Charts and diagrams as code
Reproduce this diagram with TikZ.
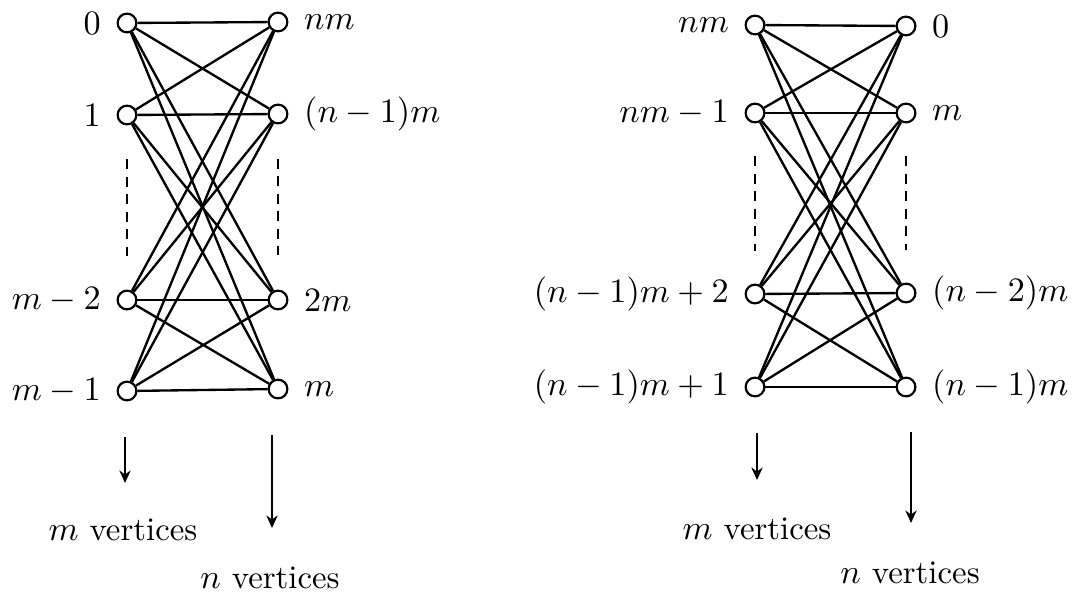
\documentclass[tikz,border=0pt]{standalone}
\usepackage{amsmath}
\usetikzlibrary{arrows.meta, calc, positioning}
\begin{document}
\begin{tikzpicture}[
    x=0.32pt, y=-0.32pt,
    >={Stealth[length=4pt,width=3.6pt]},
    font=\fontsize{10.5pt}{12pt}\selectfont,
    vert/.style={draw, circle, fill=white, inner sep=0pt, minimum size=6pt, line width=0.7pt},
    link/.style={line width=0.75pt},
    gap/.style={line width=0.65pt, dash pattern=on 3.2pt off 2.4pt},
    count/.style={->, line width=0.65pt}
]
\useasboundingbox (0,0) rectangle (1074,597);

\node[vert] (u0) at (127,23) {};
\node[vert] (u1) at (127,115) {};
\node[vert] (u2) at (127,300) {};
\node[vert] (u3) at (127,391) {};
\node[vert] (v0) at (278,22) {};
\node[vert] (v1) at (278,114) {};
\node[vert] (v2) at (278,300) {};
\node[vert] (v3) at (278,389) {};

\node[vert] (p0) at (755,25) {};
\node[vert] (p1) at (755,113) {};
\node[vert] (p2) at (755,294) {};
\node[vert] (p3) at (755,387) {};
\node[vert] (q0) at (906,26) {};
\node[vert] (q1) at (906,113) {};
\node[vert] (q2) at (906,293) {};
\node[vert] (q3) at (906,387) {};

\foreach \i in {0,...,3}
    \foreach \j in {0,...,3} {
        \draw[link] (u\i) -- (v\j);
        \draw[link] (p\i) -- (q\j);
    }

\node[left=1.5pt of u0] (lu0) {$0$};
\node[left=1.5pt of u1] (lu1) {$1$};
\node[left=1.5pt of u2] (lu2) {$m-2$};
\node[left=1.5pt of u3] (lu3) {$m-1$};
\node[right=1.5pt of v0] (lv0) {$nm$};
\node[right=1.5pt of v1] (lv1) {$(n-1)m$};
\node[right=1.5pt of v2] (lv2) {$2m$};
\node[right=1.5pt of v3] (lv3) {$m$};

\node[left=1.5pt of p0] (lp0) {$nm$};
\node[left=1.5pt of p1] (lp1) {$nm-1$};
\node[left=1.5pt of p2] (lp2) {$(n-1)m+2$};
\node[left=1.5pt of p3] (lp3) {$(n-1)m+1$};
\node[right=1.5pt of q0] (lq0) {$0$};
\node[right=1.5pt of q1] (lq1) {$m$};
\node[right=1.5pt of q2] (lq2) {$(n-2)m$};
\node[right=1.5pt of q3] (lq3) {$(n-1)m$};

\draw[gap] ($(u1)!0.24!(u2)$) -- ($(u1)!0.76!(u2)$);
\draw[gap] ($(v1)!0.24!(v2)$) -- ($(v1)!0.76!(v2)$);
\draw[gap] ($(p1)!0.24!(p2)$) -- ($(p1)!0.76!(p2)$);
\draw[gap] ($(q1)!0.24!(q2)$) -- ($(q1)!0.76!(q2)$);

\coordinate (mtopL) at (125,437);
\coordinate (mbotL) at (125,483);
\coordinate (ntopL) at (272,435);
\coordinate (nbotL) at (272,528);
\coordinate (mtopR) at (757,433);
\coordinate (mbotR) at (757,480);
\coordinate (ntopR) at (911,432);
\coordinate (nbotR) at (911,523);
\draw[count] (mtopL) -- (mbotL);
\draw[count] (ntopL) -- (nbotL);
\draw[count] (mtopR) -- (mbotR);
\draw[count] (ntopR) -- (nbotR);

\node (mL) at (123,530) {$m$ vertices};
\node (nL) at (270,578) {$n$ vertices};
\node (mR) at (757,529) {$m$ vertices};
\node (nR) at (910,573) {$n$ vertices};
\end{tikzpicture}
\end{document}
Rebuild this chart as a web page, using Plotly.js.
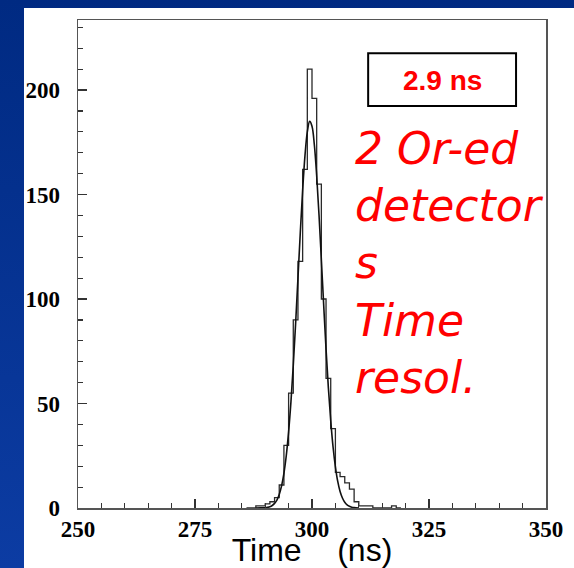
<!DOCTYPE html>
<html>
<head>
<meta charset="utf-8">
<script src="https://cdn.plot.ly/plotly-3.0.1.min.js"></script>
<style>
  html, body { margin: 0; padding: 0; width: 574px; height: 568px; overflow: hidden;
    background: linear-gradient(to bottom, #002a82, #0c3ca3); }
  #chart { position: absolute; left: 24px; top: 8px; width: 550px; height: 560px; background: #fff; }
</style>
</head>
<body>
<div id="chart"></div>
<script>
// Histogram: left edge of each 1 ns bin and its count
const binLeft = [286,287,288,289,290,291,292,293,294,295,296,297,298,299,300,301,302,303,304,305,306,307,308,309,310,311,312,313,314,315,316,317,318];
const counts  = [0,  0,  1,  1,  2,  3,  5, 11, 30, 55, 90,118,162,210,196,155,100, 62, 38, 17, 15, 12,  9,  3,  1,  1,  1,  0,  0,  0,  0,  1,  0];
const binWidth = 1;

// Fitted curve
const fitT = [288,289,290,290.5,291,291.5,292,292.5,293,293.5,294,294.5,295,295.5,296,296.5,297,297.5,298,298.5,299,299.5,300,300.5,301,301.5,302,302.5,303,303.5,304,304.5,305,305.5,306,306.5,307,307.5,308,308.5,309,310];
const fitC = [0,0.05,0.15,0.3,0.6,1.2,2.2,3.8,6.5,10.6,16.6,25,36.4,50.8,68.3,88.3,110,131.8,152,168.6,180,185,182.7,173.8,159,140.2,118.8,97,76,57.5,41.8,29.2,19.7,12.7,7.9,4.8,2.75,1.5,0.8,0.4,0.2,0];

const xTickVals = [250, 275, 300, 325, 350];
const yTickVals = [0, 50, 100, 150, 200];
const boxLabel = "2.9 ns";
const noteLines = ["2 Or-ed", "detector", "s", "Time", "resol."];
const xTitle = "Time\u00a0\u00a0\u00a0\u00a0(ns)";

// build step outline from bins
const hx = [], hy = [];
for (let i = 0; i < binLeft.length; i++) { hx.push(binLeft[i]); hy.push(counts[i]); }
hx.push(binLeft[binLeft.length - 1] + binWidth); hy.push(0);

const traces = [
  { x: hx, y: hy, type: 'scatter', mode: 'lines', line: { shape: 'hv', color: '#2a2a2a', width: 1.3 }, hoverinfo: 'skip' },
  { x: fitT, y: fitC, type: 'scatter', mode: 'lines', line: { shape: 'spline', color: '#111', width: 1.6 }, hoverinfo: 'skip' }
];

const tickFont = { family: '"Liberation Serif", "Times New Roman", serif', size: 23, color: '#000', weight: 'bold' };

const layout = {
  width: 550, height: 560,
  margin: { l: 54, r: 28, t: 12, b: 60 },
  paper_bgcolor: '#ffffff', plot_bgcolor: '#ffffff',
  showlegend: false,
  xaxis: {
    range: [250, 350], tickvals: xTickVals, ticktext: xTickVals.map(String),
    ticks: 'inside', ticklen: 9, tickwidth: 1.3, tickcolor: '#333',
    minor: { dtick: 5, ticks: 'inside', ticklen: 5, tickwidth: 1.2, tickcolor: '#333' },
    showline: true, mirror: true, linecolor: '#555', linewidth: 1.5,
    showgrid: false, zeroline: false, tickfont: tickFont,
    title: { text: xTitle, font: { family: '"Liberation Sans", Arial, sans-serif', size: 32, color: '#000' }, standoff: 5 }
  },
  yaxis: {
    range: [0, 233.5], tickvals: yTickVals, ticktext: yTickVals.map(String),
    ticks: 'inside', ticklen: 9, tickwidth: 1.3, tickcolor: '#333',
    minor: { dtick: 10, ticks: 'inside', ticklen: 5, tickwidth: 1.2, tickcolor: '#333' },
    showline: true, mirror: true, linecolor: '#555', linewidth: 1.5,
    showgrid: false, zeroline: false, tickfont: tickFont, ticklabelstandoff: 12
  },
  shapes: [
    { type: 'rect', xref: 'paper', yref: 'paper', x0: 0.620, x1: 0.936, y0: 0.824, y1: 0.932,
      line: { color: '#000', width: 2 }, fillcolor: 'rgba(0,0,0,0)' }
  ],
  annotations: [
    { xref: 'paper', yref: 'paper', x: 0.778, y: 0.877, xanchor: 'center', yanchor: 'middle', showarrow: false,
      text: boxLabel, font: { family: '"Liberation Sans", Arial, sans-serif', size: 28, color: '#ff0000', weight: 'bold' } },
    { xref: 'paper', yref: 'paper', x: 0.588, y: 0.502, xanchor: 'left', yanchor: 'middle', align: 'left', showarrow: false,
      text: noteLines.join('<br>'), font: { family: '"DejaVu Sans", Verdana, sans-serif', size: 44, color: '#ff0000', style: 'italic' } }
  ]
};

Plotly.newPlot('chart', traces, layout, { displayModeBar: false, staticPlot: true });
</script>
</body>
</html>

*WHAT IS EXPECTED*.
Stop after the line containing "of q3] (lq3)": copy the records exactly from the first line up to there, leaving pictures out.

*SOLUTION TO THIS TASK*.
Reproduce this diagram with TikZ.
\documentclass[tikz,border=0pt]{standalone}
\usepackage{amsmath}
\usetikzlibrary{arrows.meta, calc, positioning}
\begin{document}
\begin{tikzpicture}[
    x=0.32pt, y=-0.32pt,
    >={Stealth[length=4pt,width=3.6pt]},
    font=\fontsize{10.5pt}{12pt}\selectfont,
    vert/.style={draw, circle, fill=white, inner sep=0pt, minimum size=6pt, line width=0.7pt},
    link/.style={line width=0.75pt},
    gap/.style={line width=0.65pt, dash pattern=on 3.2pt off 2.4pt},
    count/.style={->, line width=0.65pt}
]
\useasboundingbox (0,0) rectangle (1074,597);

\node[vert] (u0) at (127,23) {};
\node[vert] (u1) at (127,115) {};
\node[vert] (u2) at (127,300) {};
\node[vert] (u3) at (127,391) {};
\node[vert] (v0) at (278,22) {};
\node[vert] (v1) at (278,114) {};
\node[vert] (v2) at (278,300) {};
\node[vert] (v3) at (278,389) {};

\node[vert] (p0) at (755,25) {};
\node[vert] (p1) at (755,113) {};
\node[vert] (p2) at (755,294) {};
\node[vert] (p3) at (755,387) {};
\node[vert] (q0) at (906,26) {};
\node[vert] (q1) at (906,113) {};
\node[vert] (q2) at (906,293) {};
\node[vert] (q3) at (906,387) {};

\foreach \i in {0,...,3}
    \foreach \j in {0,...,3} {
        \draw[link] (u\i) -- (v\j);
        \draw[link] (p\i) -- (q\j);
    }

\node[left=1.5pt of u0] (lu0) {$0$};
\node[left=1.5pt of u1] (lu1) {$1$};
\node[left=1.5pt of u2] (lu2) {$m-2$};
\node[left=1.5pt of u3] (lu3) {$m-1$};
\node[right=1.5pt of v0] (lv0) {$nm$};
\node[right=1.5pt of v1] (lv1) {$(n-1)m$};
\node[right=1.5pt of v2] (lv2) {$2m$};
\node[right=1.5pt of v3] (lv3) {$m$};

\node[left=1.5pt of p0] (lp0) {$nm$};
\node[left=1.5pt of p1] (lp1) {$nm-1$};
\node[left=1.5pt of p2] (lp2) {$(n-1)m+2$};
\node[left=1.5pt of p3] (lp3) {$(n-1)m+1$};
\node[right=1.5pt of q0] (lq0) {$0$};
\node[right=1.5pt of q1] (lq1) {$m$};
\node[right=1.5pt of q2] (lq2) {$(n-2)m$};
\node[right=1.5pt of q3] (lq3) {$(n-1)m$};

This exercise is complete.